GIVEN PROBLEM: Write out the opening lines of the data word for word, up to and including the line with "import plotly.graph_objects as go", and leave every picture and every later line out.

DATASET EXTRACT:

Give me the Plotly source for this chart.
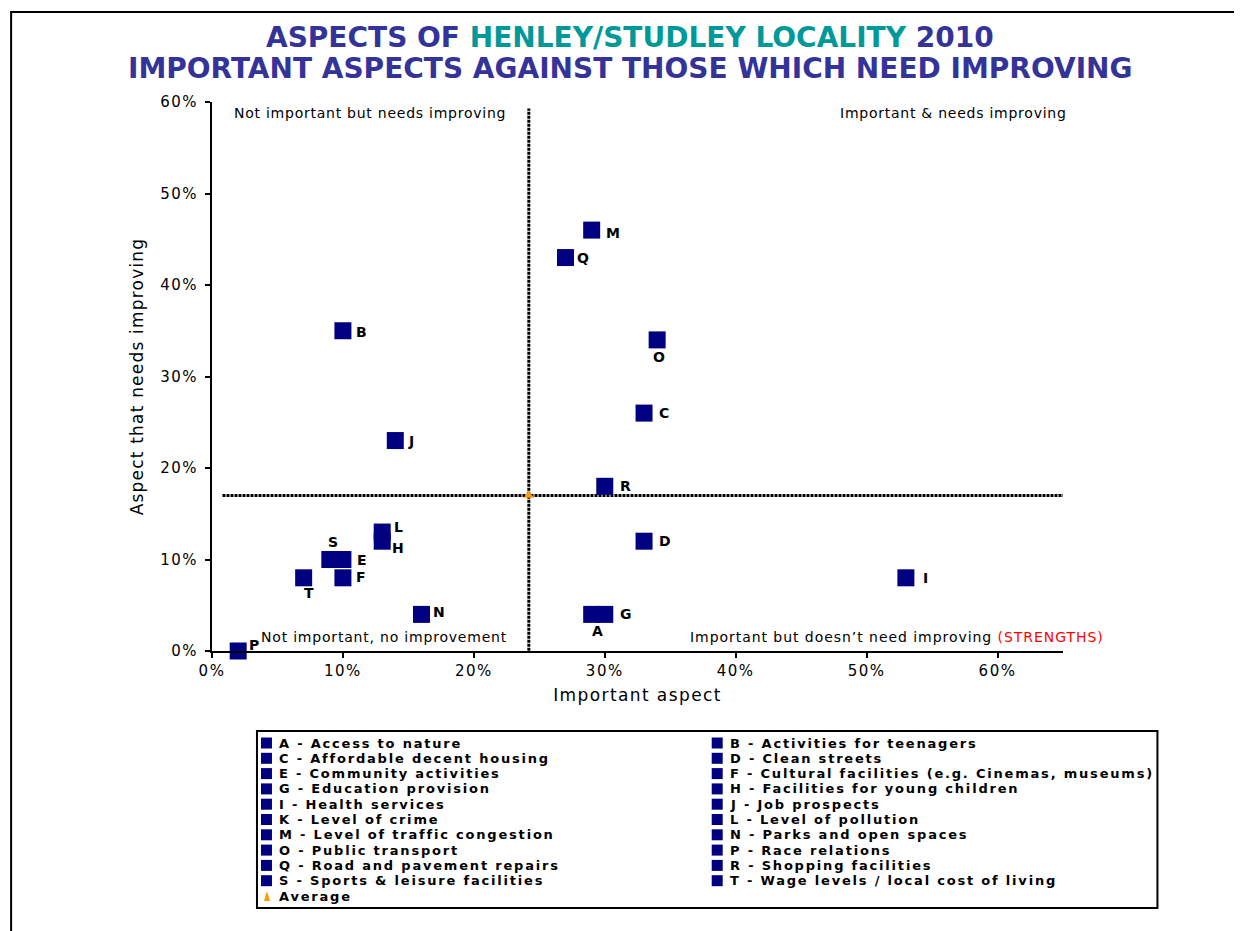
import numpy as np
import plotly.graph_objects as go

# ---------------- data ----------------
codes = ["A", "B", "C", "D", "E", "F", "G", "H", "I", "J",
         "K", "L", "M", "N", "O", "P", "Q", "R", "S", "T"]
names = ["Access to nature", "Activities for teenagers", "Affordable decent housing",
         "Clean streets", "Community activities", "Cultural facilities (e.g. Cinemas, museums)",
         "Education provision", "Facilities for young children", "Health services",
         "Job prospects", "Level of crime", "Level of pollution", "Level of traffic congestion",
         "Parks and open spaces", "Public transport", "Race relations",
         "Road and pavement repairs", "Shopping facilities", "Sports & leisure facilities",
         "Wage levels / local cost of living"]
important = [0.29, 0.10, 0.33, 0.33, 0.10, 0.10, 0.30, 0.13, 0.53, 0.14,
             0.82, 0.13, 0.29, 0.16, 0.34, 0.02, 0.27, 0.30, 0.09, 0.07]
needs_improving = [0.04, 0.35, 0.26, 0.12, 0.10, 0.08, 0.04, 0.12, 0.08, 0.23,
                   0.22, 0.13, 0.46, 0.04, 0.34, 0.00, 0.43, 0.18, 0.10, 0.08]
tick_vals = [0.0, 0.1, 0.2, 0.3, 0.4, 0.5, 0.6]
tick_text = ["0%", "10%", "20%", "30%", "40%", "50%", "60%"]

avg_x = float(np.mean(important))
avg_y = float(np.mean(needs_improving))

# ---------------- styling ----------------
# page body has an 8px margin, so the figure is drawn 8px smaller and
# all reference-pixel positions are converted relative to the plot area.
W, H = 1234, 923
ML, MR, MT, MB = 204, 178.5, 94, 280
PW, PH = W - ML - MR, H - MT - MB
REF_X0, REF_Y0 = 212, 651          # reference pixels of the plot origin
NAVY = "#000080"
ORANGE = "#FF9900"
TITLE_BLUE = "#333399"
TEAL = "#009999"
FONT = "DejaVu Sans"
X_MAX = 0.65


def px(xp):
    return (xp - REF_X0) / PW


def py(yp):
    return (REF_Y0 - yp) / PH


def spaced(t, s):
    return f"<span style='letter-spacing:{s}px'>{t}</span>"


# label offsets in pixels (dx right, dy down)
label_off = {
    "A": (6, 17), "B": (19, 1), "C": (20, 0), "D": (21, 0), "E": (19, 0),
    "F": (18, -1), "G": (21, 0), "H": (16, 7), "I": (20, 0), "J": (16, 0),
    "K": (18, 0), "L": (16, -5), "M": (21, 3), "N": (18, -2), "O": (2, 17),
    "P": (16, -6), "Q": (18, 0), "R": (21, 0), "S": (3, -18), "T": (5, 15),
}

fig = go.Figure()

fig.add_trace(go.Scatter(
    x=important, y=needs_improving, mode="markers",
    marker=dict(symbol="square", size=17, color=NAVY, line=dict(width=0)),
    text=[f"{c} - {n}" for c, n in zip(codes, names)],
    hoverinfo="text", cliponaxis=False, showlegend=False,
))
fig.add_trace(go.Scatter(
    x=[avg_x], y=[avg_y], mode="markers",
    marker=dict(symbol="triangle-up", size=9, color=ORANGE),
    cliponaxis=False, showlegend=False, hoverinfo="skip",
))

dash_line = dict(color="black", width=3, dash="3px,1px")
shapes = [
    dict(type="line", xref="x", yref="y", x0=avg_x, x1=avg_x, y0=-0.004, y1=0.593,
         line=dash_line, layer="below"),
    dict(type="line", xref="x", yref="y", x0=0.008, x1=0.665, y0=avg_y, y1=avg_y,
         line=dash_line, layer="below"),
    # outer frame
    dict(type="rect", xref="paper", yref="paper",
         x0=px(11), x1=px(1270), y0=py(960), y1=py(12),
         line=dict(color="black", width=2), fillcolor="rgba(0,0,0,0)"),
    # legend box
    dict(type="rect", xref="paper", yref="paper",
         x0=px(257), x1=px(1158), y0=py(908), y1=py(731),
         line=dict(color="black", width=2), fillcolor="white"),
]

annotations = []
# point labels
for c, xv, yv in zip(codes, important, needs_improving):
    if xv > X_MAX:
        continue
    dx, dy = label_off[c]
    annotations.append(dict(x=xv, y=yv, xref="x", yref="y", text=f"<b>{c}</b>",
                            showarrow=False, xshift=dx, yshift=-dy,
                            font=dict(family=FONT, size=14, color="black")))

# quadrant labels
qfont = dict(family=FONT, size=14, color="black")
annotations += [
    dict(x=px(232), y=py(113), xref="paper", yref="paper", xanchor="left", yanchor="middle",
         text=spaced("Not important but needs improving", 0.75), showarrow=False, font=qfont),
    dict(x=px(1070), y=py(113), xref="paper", yref="paper", xanchor="right", yanchor="middle",
         text=spaced("Important &amp; needs improving", 0.75), showarrow=False, font=qfont),
    dict(x=px(509), y=py(637), xref="paper", yref="paper", xanchor="right", yanchor="middle",
         text=spaced("Not important, no improvement", 0.8), showarrow=False, font=qfont),
    dict(x=px(1107), y=py(637), xref="paper", yref="paper", xanchor="right", yanchor="middle",
         text=spaced("Important but doesn\u2019t need improving "
                     "<span style='color:#FF0000'>(STRENGTHS)</span>", 0.95),
         showarrow=False, font=qfont),
]

# legend (two columns, row-wise) with drawn swatches
lfont = dict(family=FONT, size=13, color="black")
row_y0, row_dy = 743, 15.3
col_x = [261, 712]
SW = 11
entries = [(c + " - " + n, "square") for c, n in zip(codes, names)]
entries.append(("Average", "triangle"))
for i, (t, kind) in enumerate(entries):
    r, col = divmod(i, 2)
    yc = row_y0 + r * row_dy
    x0 = col_x[col]
    if kind == "square":
        shapes.append(dict(type="rect", xref="paper", yref="paper",
                           x0=px(x0), x1=px(x0 + SW), y0=py(yc + SW / 2), y1=py(yc - SW / 2),
                           line=dict(width=0), fillcolor=NAVY))
    else:
        shapes.append(dict(type="path", xref="paper", yref="paper",
                           path=(f"M {px(x0 + 3)} {py(yc + 5)} L {px(x0 + 9)} {py(yc + 5)} "
                                 f"L {px(x0 + 6)} {py(yc - 5)} Z"),
                           line=dict(width=0), fillcolor=ORANGE))
    annotations.append(dict(x=px(x0 + SW + 5), y=py(yc), xref="paper", yref="paper",
                            xanchor="left", yanchor="middle", text=f"<b>{spaced(t, 1.8)}</b>",
                            showarrow=False, font=lfont))

# title
annotations.append(dict(
    x=px(630), y=py(37), xref="paper", yref="paper", xanchor="center", yanchor="middle",
    showarrow=False, font=dict(family=FONT, size=28, color=TITLE_BLUE),
    text=f"<b>ASPECTS OF <span style='color:{TEAL}'>HENLEY/STUDLEY LOCALITY</span> 2010</b>"))
annotations.append(dict(
    x=px(630), y=py(69), xref="paper", yref="paper", xanchor="center", yanchor="middle",
    showarrow=False, font=dict(family=FONT, size=28, color=TITLE_BLUE),
    text="<b>IMPORTANT ASPECTS AGAINST THOSE WHICH NEED IMPROVING</b>"))

axis_common = dict(
    tickmode="array", tickvals=tick_vals, ticktext=[spaced(t, 1.5) for t in tick_text],
    showgrid=False, zeroline=False, showline=True, linecolor="black", linewidth=2,
    ticks="outside", ticklen=5, tickwidth=2, tickcolor="black",
    tickfont=dict(family=FONT, size=15, color="black"),
)

fig.update_layout(
    width=W, height=H, autosize=False,
    margin=dict(l=ML, r=MR, t=MT, b=MB, pad=0),
    paper_bgcolor="white", plot_bgcolor="white",
    xaxis=dict(range=[0, X_MAX],
               title=dict(text=spaced("Important aspect", 1.4), standoff=10,
                          font=dict(family=FONT, size=17, color="black")), **axis_common),
    yaxis=dict(range=[0, 0.6], ticklabelstandoff=4,
               title=dict(text=spaced("Aspect that needs improving", 1.2), standoff=12,
                          font=dict(family=FONT, size=17, color="black")), **axis_common),
    shapes=shapes, annotations=annotations, showlegend=False,
)

fig.write_html("out.html")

WRITTEN REPLY:
Give me the Plotly source for this chart.
import numpy as np
import plotly.graph_objects as go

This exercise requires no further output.